According to a report by China Daily quoted on Friday, May 29, the protection applies to users of the God's Eye A, God's Eye B, and God's Eye 5.0 systems. The protection period is one year, provided that the urban navigation feature is used according to the rules of the system.
This is not a small promise. BYD says the program is free, with no maximum limit on compensation, and will not affect the user's next insurance premium.
Compensation includes direct economic losses that vehicles should bear. Including repair costs, damage to third-party property, to liability for injury.
With this move, BYD claims to be the world's first major carmaker to take on the risk for two features at once: smart parking and assisted driving on city streets.
The term assisted driving needs to be read carefully. This does not mean that the car can be left to run on its own. The system only helps the driver through navigation, sensors, and computing. Safety responsibility remains an important matter.

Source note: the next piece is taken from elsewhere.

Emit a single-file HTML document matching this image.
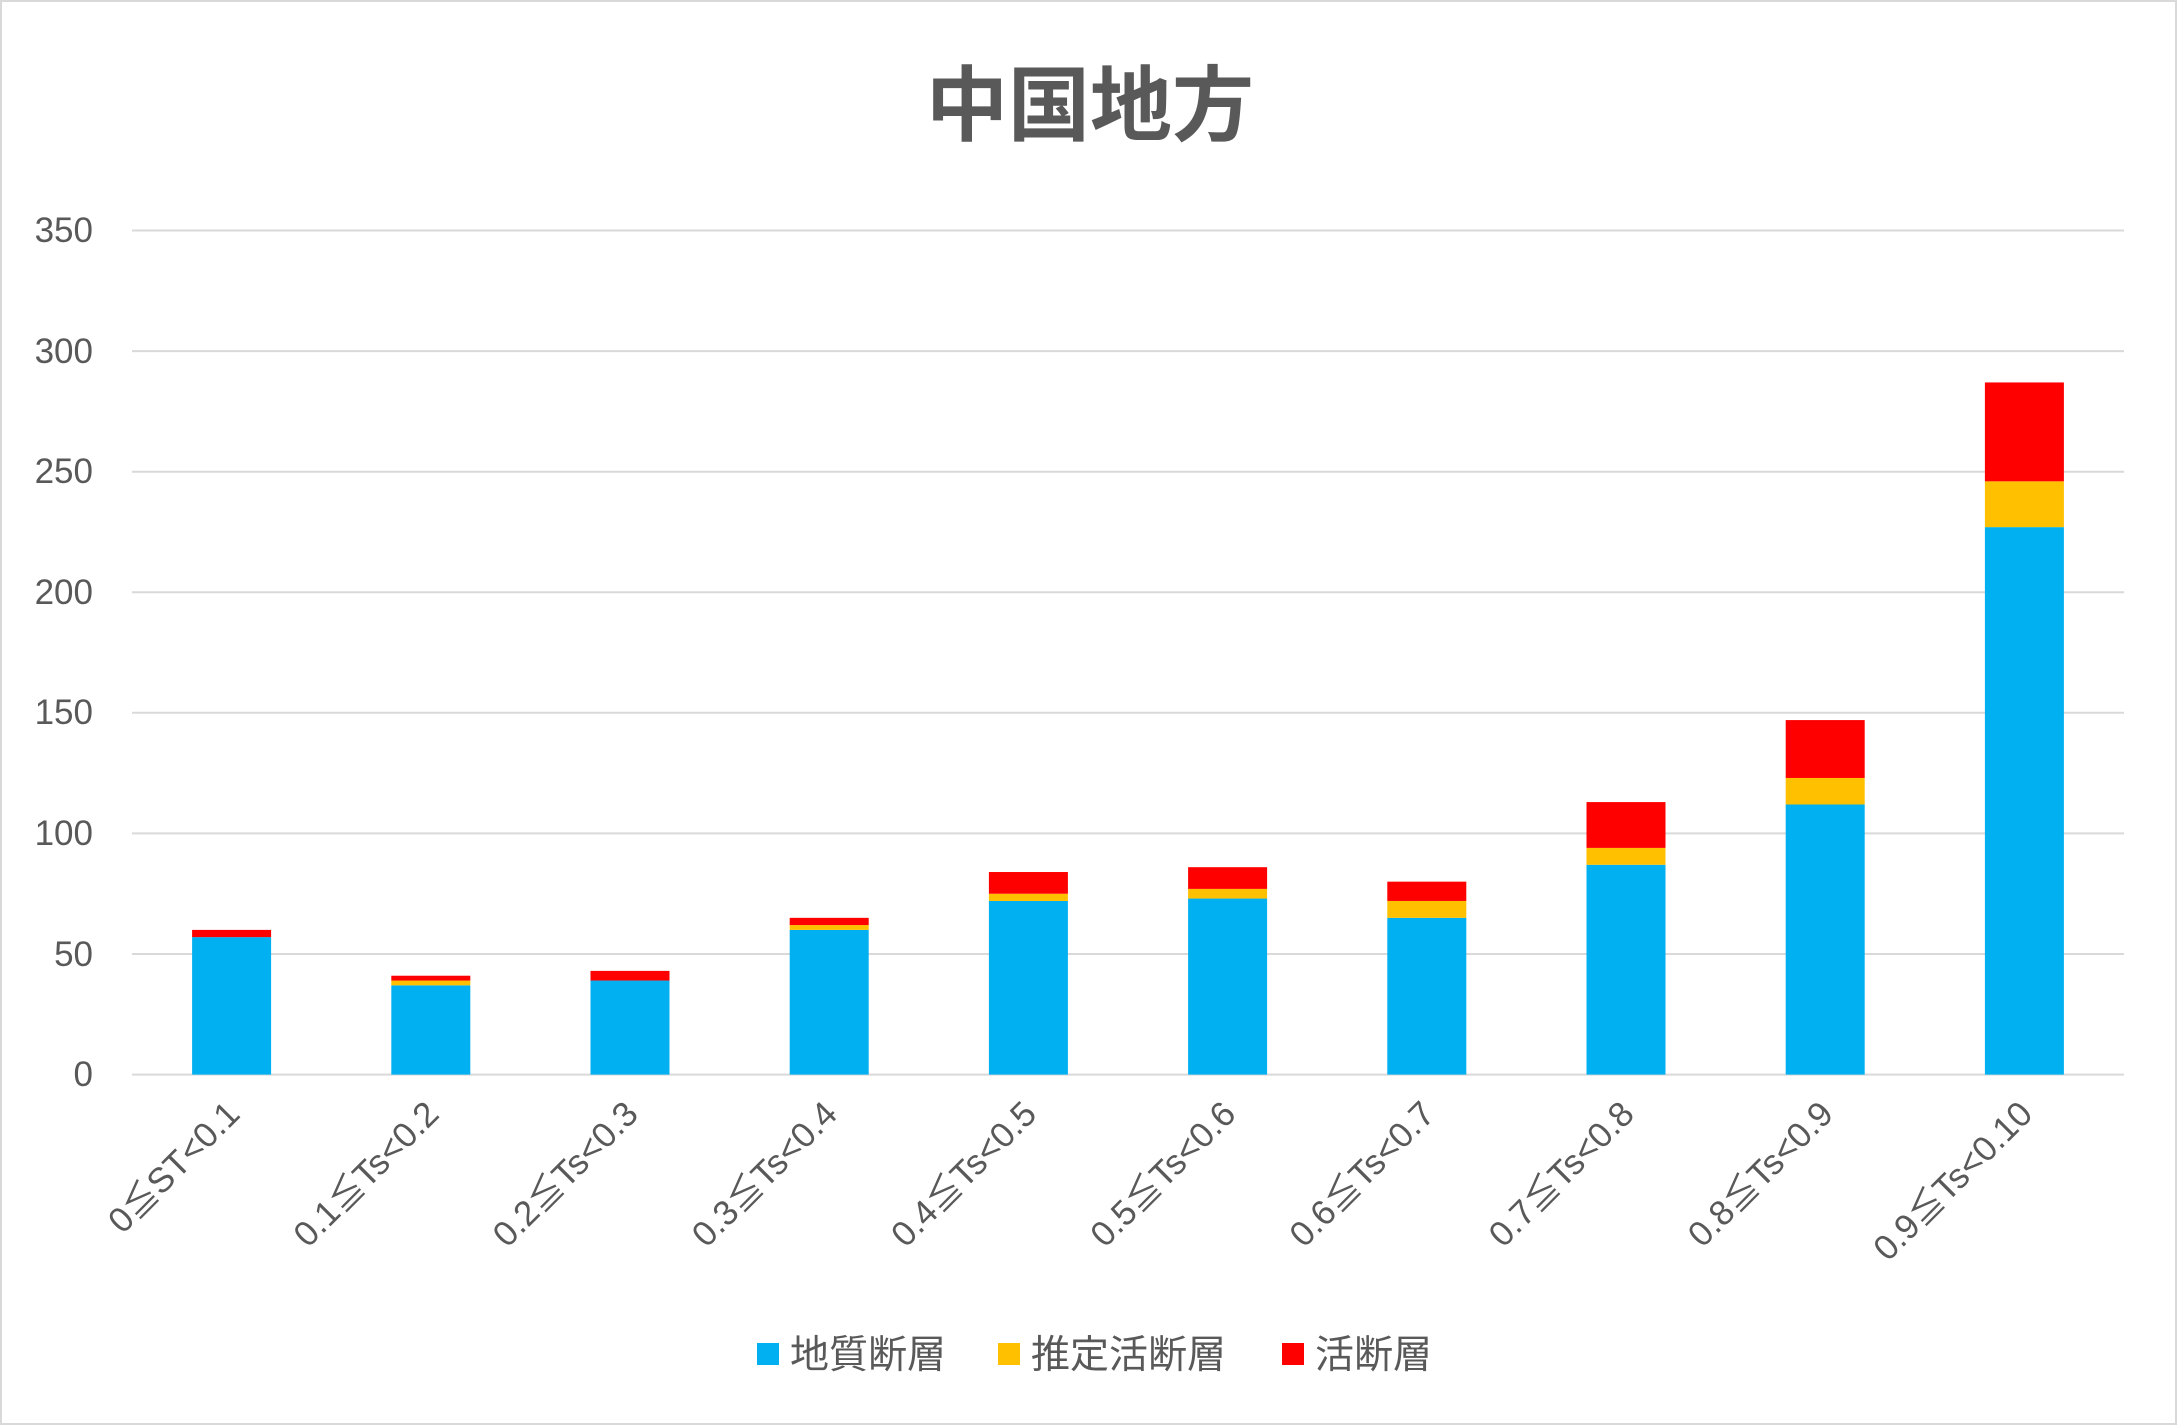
<!DOCTYPE html>
<html><head><meta charset="utf-8"><style>
html,body{margin:0;padding:0;background:#fff;}
svg{display:block;}
text{font-family:"Liberation Sans","Noto Sans CJK JP",sans-serif;fill:#595959;}
</style></head><body>
<svg width="2177" height="1425" viewBox="0 0 2177 1425" xmlns="http://www.w3.org/2000/svg">
<rect x="1" y="1" width="2175" height="1423" fill="#fff" stroke="#d9d9d9" stroke-width="2"/>
<text x="1090" y="134" text-anchor="middle" font-size="82" font-weight="bold" style="font-family:'Noto Sans CJK JP',sans-serif">中国地方</text>
<g stroke="#d9d9d9" stroke-width="2">
<line x1="132" x2="2124" y1="230.5" y2="230.5"/>
<line x1="132" x2="2124" y1="351.1" y2="351.1"/>
<line x1="132" x2="2124" y1="471.7" y2="471.7"/>
<line x1="132" x2="2124" y1="592.3" y2="592.3"/>
<line x1="132" x2="2124" y1="712.8" y2="712.8"/>
<line x1="132" x2="2124" y1="833.4" y2="833.4"/>
<line x1="132" x2="2124" y1="954" y2="954"/>
<line x1="132" x2="2124" y1="1074.6" y2="1074.6"/>
</g>
<g font-size="35" text-anchor="end">
<text x="93" y="242">350</text>
<text x="93" y="363">300</text>
<text x="93" y="483">250</text>
<text x="93" y="604">200</text>
<text x="93" y="724">150</text>
<text x="93" y="845">100</text>
<text x="93" y="966">50</text>
<text x="93" y="1086">0</text>
</g>
<g id="bars"></g>
<g id="xl" font-size="35" text-anchor="end"></g>
<g font-size="39">
<rect x="757" y="1343" width="22" height="22" fill="#00b0f0"/>
<text x="790" y="1368">地質断層</text>
<rect x="998" y="1343" width="22" height="22" fill="#ffc000"/>
<text x="1031" y="1368">推定活断層</text>
<rect x="1282" y="1343" width="22" height="22" fill="#ff0000"/>
<text x="1315" y="1368">活断層</text>
</g>
<script>
var s1=[57,37,39,60,72,73,65,87,112,227],s2=[0,2,0,2,3,4,7,7,11,19],t=[60,41,43,65,84,86,80,113,147,287];
var lab=["0≦ST<0.1","0.1≦Ts<0.2","0.2≦Ts<0.3","0.3≦Ts<0.4","0.4≦Ts<0.5","0.5≦Ts<0.6","0.6≦Ts<0.7","0.7≦Ts<0.8","0.8≦Ts<0.9","0.9≦Ts<0.10"];
var y0=1074.6,k=2.4117,ns="http://www.w3.org/2000/svg",b=document.getElementById("bars"),xl=document.getElementById("xl");
function r(x,ya,yb,c){var e=document.createElementNS(ns,"rect");e.setAttribute("x",x);e.setAttribute("y",y0-yb*k);e.setAttribute("width",79);e.setAttribute("height",(yb-ya)*k);e.setAttribute("fill",c);b.appendChild(e);}
for(var i=0;i<10;i++){var cx=132+199.2*(i+0.5),x=cx-39.5;
r(x,0,s1[i],"#00b0f0");r(x,s1[i],s1[i]+s2[i],"#ffc000");r(x,s1[i]+s2[i],t[i],"#ff0000");
var e=document.createElementNS(ns,"text");var tx=cx+10,ty=1116;e.setAttribute("x",tx);e.setAttribute("y",ty);e.setAttribute("transform","rotate(-45 "+tx+" "+ty+")");e.textContent=lab[i];xl.appendChild(e);}
</script>
</svg>
</body></html>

China Daily reported that BYD's move came as competition among Chinese car manufacturers in smart driving technology is tightening. Features that used to feel luxurious are now being pushed into mass market cars at more affordable prices.
Industry analysts assess that BYD's decision to provide direct compensation shows one thing: consumer trust is now as important as technological sophistication. Smart cars are not smart enough just in brochures. It also has to convince when used on the road.
BYD said its use of its smart parking feature rose from 21 percent to 93 percent after the company introduced a similar safety guarantee last year. Its accident rate is said to remain close to zero.
At the same event, BYD announced that the laser-based assisted driving system God's Eye B could be installed in all vehicle models for an optional price of 12,000 yuan, or around Rp31.5 million. The estimate is based on an exchange rate of around Rp2,621 per yuan.
BYD also introduced the Xuanji A3, the first 4-nanometer self-developed self-driving chip in China. This chip has a combined computing power of more than 2,100 TOPS through a three-chip architecture. TOPS is a measure of the chip's ability to run trillions of computing operations per second.
BYD Chairman Wang Chuanfu said the company would continue to invest in intelligent driving technology. The goal is to reduce traffic accidents and improve road safety.
For the global automotive market, BYD's move is interesting. So far, car manufacturers have often sold smart features with very confident language. Now BYD is trying to raise the stakes by not only selling features, but also bearing the risk.